The Dalai Lama clearly worries about this every day, and when last I travelled with him, for a week across Japan last November, he spoke constantly about the need for China to restore basic freedoms of speech and thought, even if it were to remain officially in control of Tibet. “Premier Hu Jintao’s slogan of `Harmonious Society’,” he said at one point, “I fully support! But harmony cannot come from the barrel of a gun.” As the leader responsible for all Tibetans – and a leader whom Tibetans regard as an incarnation of a god (of compassion, no less) – he clearly lives out everything his people go through, and understands their impatience and frustration after 49 years of seeing their land overrun. And yet as a monk, committed to both the wider view and to the good of all beings, Chinese as well as Tibetan, he knows that any defiant gesture will only provoke more brutality from a notoriously prideful and prickly government and that violence against China will only bring more violence and suffering upon Tibetans – and Chinese – who have suffered too much already. The only way to protect Tibetans – and Chinese – is to wait until the leadership in Beijing comes to its senses. Isolating China will only have the most dangerous consequences for all.

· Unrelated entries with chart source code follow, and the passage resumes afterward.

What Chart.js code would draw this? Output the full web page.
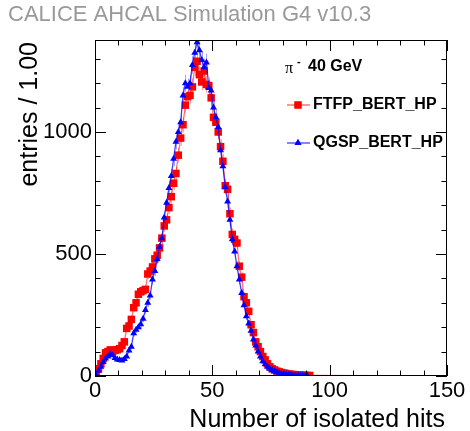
<!DOCTYPE html>
<html><head><meta charset="utf-8">
<script src="https://cdn.jsdelivr.net/npm/chart.js@4.4.0/dist/chart.umd.min.js"></script>
<style>html,body{margin:0;padding:0;background:#fff;overflow:hidden}</style>
</head><body>
<canvas id="c" width="470" height="431"></canvas>
<script>
const chartTitle = "CALICE AHCAL Simulation G4 v10.3";
const xAxisTitle = "Number of isolated hits";
const yAxisTitle = "entries / 1.00";
const beamLabel = ["π", "-", "40 GeV"];
const seriesNames = ["FTFP_BERT_HP", "QGSP_BERT_HP"];
const xTicks = [0, 50, 100, 150];
const yTicks = [0, 500, 1000];

const binCenters = [0.5,1.5,2.5,3.5,4.5,5.5,6.5,7.5,8.5,9.5,
  10.5,11.5,12.5,13.5,14.5,15.5,16.5,17.5,18.5,19.5,
  20.5,21.5,22.5,23.5,24.5,25.5,26.5,27.5,28.5,29.5,
  30.5,31.5,32.5,33.5,34.5,35.5,36.5,37.5,38.5,39.5,
  40.5,41.5,42.5,43.5,44.5,45.5,46.5,47.5,48.5,49.5,
  50.5,51.5,52.5,53.5,54.5,55.5,56.5,57.5,58.5,59.5,
  60.5,61.5,62.5,63.5,64.5,65.5,66.5,67.5,68.5,69.5,
  70.5,71.5,72.5,73.5,74.5,75.5,76.5,77.5,78.5,79.5,
  80.5,81.5,82.5,83.5,84.5,85.5,86.5,87.5,88.5,89.5,
  90.5,91.5,149.5];

const ftfpBertHp = [12,30,50,72,95,100,107,100,105,108,
  112,125,140,195,205,232,280,300,335,345,
  350,355,418,430,447,480,495,525,565,615,
  640,690,735,790,830,905,975,1030,1110,1145,
  1150,1185,1265,1290,1235,1205,1250,1195,1190,1140,
  1060,1040,1000,940,880,780,765,665,580,560,
  545,450,405,325,300,265,210,178,140,120,
  100,80,66,50,38,30,25,20,17,14,
  12,10,8,7,6,5,4,4,3,3,
  2,2,0];

const qgspBertHp = [5,22,38,57,72,80,90,85,74,68,
  66,64,70,80,105,120,175,190,200,212,
  235,270,300,330,395,430,480,530,565,650,
  710,770,820,890,960,1000,1040,1150,1200,1185,
  1200,1275,1325,1368,1335,1295,1265,1285,1180,1170,
  1100,1060,1020,925,860,775,715,640,560,510,
  450,395,340,290,245,215,185,150,125,100,
  80,60,48,38,30,24,19,15,12,10,
  8,7,6,5,4,3,3,2,2,1,
  1,0,0];

const FONT = "'Liberation Sans', Arial, Helvetica, sans-serif";

function pts(vals){ return binCenters.map((x,i)=>({x:x, y:vals[i]})); }

const frameTicks = {
  id:'frameTicks',
  beforeDatasetsDraw(chart){
    const {ctx, chartArea:a, scales:{x,y}} = chart;
    ctx.save();
    ctx.beginPath(); ctx.rect(a.left,a.top,a.right-a.left,a.bottom-a.top); ctx.clip();
    chart.data.datasets.forEach(ds=>{
      ctx.strokeStyle = ds.errColor; ctx.lineWidth = 1;
      ds.data.forEach(p=>{
        if(p.y<=0) return;
        const e = Math.sqrt(p.y);
        const px = Math.round(x.getPixelForValue(p.x))+0.5;
        ctx.beginPath();
        ctx.moveTo(px, y.getPixelForValue(p.y-e));
        ctx.lineTo(px, y.getPixelForValue(p.y+e));
        ctx.stroke();
      });
    });
    ctx.restore();
  },
  afterDraw(chart){
    const {ctx, chartArea:a, scales:{x,y}} = chart;
    ctx.save();
    ctx.strokeStyle='#000'; ctx.lineWidth=1;
    ctx.strokeRect(a.left+0.5,a.top+0.5,a.right-a.left-1,a.bottom-a.top-1);
    ctx.beginPath();
    for(let v=0; v<=150; v+=10){
      const px = Math.round(x.getPixelForValue(v))+0.5;
      const L = v%50===0 ? 11 : 5.5;
      ctx.moveTo(px,a.bottom); ctx.lineTo(px,a.bottom-L);
      ctx.moveTo(px,a.top); ctx.lineTo(px,a.top+L);
    }
    for(let v=0; v<=1300; v+=100){
      const py = Math.round(y.getPixelForValue(v))+0.5;
      const L = v%500===0 ? 11 : 5.5;
      ctx.moveTo(a.left,py); ctx.lineTo(a.left+L,py);
      ctx.moveTo(a.right,py); ctx.lineTo(a.right-L,py);
    }
    ctx.stroke();
    ctx.fillStyle='#999';
    ctx.font = "22px "+FONT; ctx.textBaseline='alphabetic'; ctx.textAlign='left';
    ctx.fillText(chartTitle, 8, 21);
    ctx.fillStyle='#000';
    ctx.font = "25px "+FONT; ctx.textAlign='right';
    ctx.fillText(xAxisTitle, 445, 427);
    ctx.save();
    ctx.translate(37, 42); ctx.rotate(-Math.PI/2);
    ctx.textAlign='right';
    ctx.fillText(yAxisTitle, 0, 0);
    ctx.restore();
    // legend
    ctx.textAlign='left'; ctx.textBaseline='middle';
    ctx.font = "16px 'Liberation Serif', 'DejaVu Serif', serif";
    ctx.fillText(beamLabel[0], 285, 69);
    ctx.font = "bold 11px "+FONT;
    ctx.fillText(beamLabel[1], 297, 62);
    ctx.font = "bold 16px "+FONT;
    ctx.fillText(beamLabel[2], 308, 67);
    const rows = [{y:105, c:'#ff0000', lc:'rgba(255,0,0,0.7)', s:'rect', r:5, n:seriesNames[0]},
                  {y:143, c:'#0000ff', lc:'rgba(0,0,255,0.8)', s:'triangle', r:4, n:seriesNames[1]}];
    rows.forEach(rw=>{
      ctx.strokeStyle=rw.lc; ctx.lineWidth=1.2;
      ctx.beginPath(); ctx.moveTo(287,rw.y); ctx.lineTo(310,rw.y); ctx.stroke();
      ctx.fillStyle=rw.c;
      Chart.helpers.drawPoint(ctx,{pointStyle:rw.s, radius:rw.r, borderWidth:0}, 298, rw.y);
      ctx.fill();
      ctx.fillStyle='#000';
      ctx.font = "bold 16px "+FONT;
      ctx.fillText(rw.n, 313, rw.y);
    });
    ctx.restore();
  }
};

new Chart(document.getElementById('c'), {
  type:'line',
  data:{datasets:[
    {label:seriesNames[1], data:pts(qgspBertHp), borderColor:'rgba(0,0,255,0.75)', borderWidth:1.3,
     backgroundColor:'#0000ff', pointBackgroundColor:'#0000ff', pointBorderWidth:0,
     pointStyle:'triangle', pointRadius:ctx=>ctx.raw && ctx.raw.y>0 ? 4 : 0,
     errColor:'rgba(90,90,255,0.55)', tension:0, fill:false},
    {label:seriesNames[0], data:pts(ftfpBertHp), borderColor:'rgba(255,0,0,0.55)', borderWidth:1.3,
     backgroundColor:'#ff0000', pointBackgroundColor:'#ff0000', pointBorderWidth:0,
     pointStyle:'rect', pointRadius:ctx=>ctx.raw && ctx.raw.y>0 ? 5.3 : 0,
     errColor:'rgba(255,90,90,0.55)', tension:0, fill:false}
  ]},
  options:{
    responsive:false, animation:false, devicePixelRatio:1,
    layout:{padding:{top:40,right:23,left:0,bottom:0}},
    plugins:{legend:{display:false}, tooltip:{enabled:false}, title:{display:false}},
    scales:{
      x:{type:'linear', min:0, max:150,
         afterFit(s){ s.height = 55; },
         afterBuildTicks(s){ s.ticks = xTicks.map(v=>({value:v})); },
         grid:{display:false, drawTicks:false}, border:{display:false},
         ticks:{font:{family:FONT,size:22}, color:'#000', padding:2, maxRotation:0, autoSkip:false,
                callback:v=>String(v)}},
      y:{type:'linear', min:0, max:1377,
         afterFit(s){ s.width = 95; },
         afterBuildTicks(s){ s.ticks = yTicks.map(v=>({value:v})); },
         grid:{display:false, drawTicks:false}, border:{display:false},
         ticks:{font:{family:FONT,size:22}, color:'#000', padding:3, autoSkip:false,
                callback:v=>String(v)}}
    }
  },
  plugins:[frameTicks]
});
</script>
</body></html>
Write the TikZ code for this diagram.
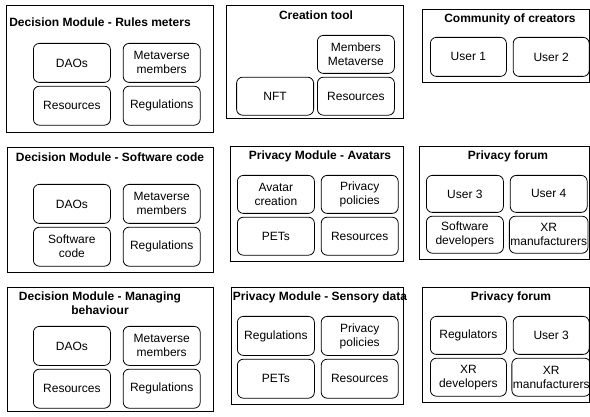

The first time I met the Dalai Lama in person – when I was a teenager, in 1974, travelling up to his modest yellow house at the end of the road in a makeshift settlement, surrounded by pine trees, in the Indian hill station of Dharamsala – I knew nothing about the fact that he had already been negotiating with Chinese leaders, particularly Mao Zedong and Zhou Enlai, for more than 20 years; had recently (in a move that prefigured what we saw this year) told the CIA-sponsored Tibetan guerrillas waging a violent resistance against the Chinese to lay down their arms (after Washington had come to a detente with Beijing) and was working towards sending fact-finding delegations to Chinese-occupied Tibet a few years later. All I could see was the thick monsoonal fog that blanketed his house as he talked with my father about emptiness, reality and compassion. It seemed to ignorant me as if these two philosophers were sitting above the clouds, thrashing out ideas that Plato or Plotinus might have recognised.
In truth, the Dalai Lama is a hyper-realist, who constantly enjoins people not to hope or wait or pray for a miracle to come, but to look at reality closely, unblinkingly, as through a scientist’s microscope, and then see what can be done with it. His favourite adjectives, as you may notice when you listen to him speak, are “logical”, “realistic” and “practical”; and his own life, being enthroned at the age of four, receiving envoys from Franklin Delano Roosevelt at the age of seven and facing a monastic civil war in Lhasa when he was 11, has never allowed him to traffic in abstractions or to sit above the clouds. The fiercest I have ever seen him came once when, 20 years ago, I carelessly referred to him as a “Living Buddha” and a “god-king” in an article I wrote. The whole point of Buddha’s teaching, and therefore of his own, he reminded me next time I saw him, was that all of us are humans, trying our hardest to awaken the potential we have within us, while acknowledging that all of us are mortal, flawed and always works-in-progress. “Lord Buddha I really consider to be a scientist,” he said last year in Japan, invoking once more his empirical, scientist’s contention that every word of the Buddha’s, let alone the Dalai Lama’s, should be thrown out if it were shown to be faulty by new research. If there is any blind faith involved in this contest between a spiritual and a material view of the world, it is on the side of the latter.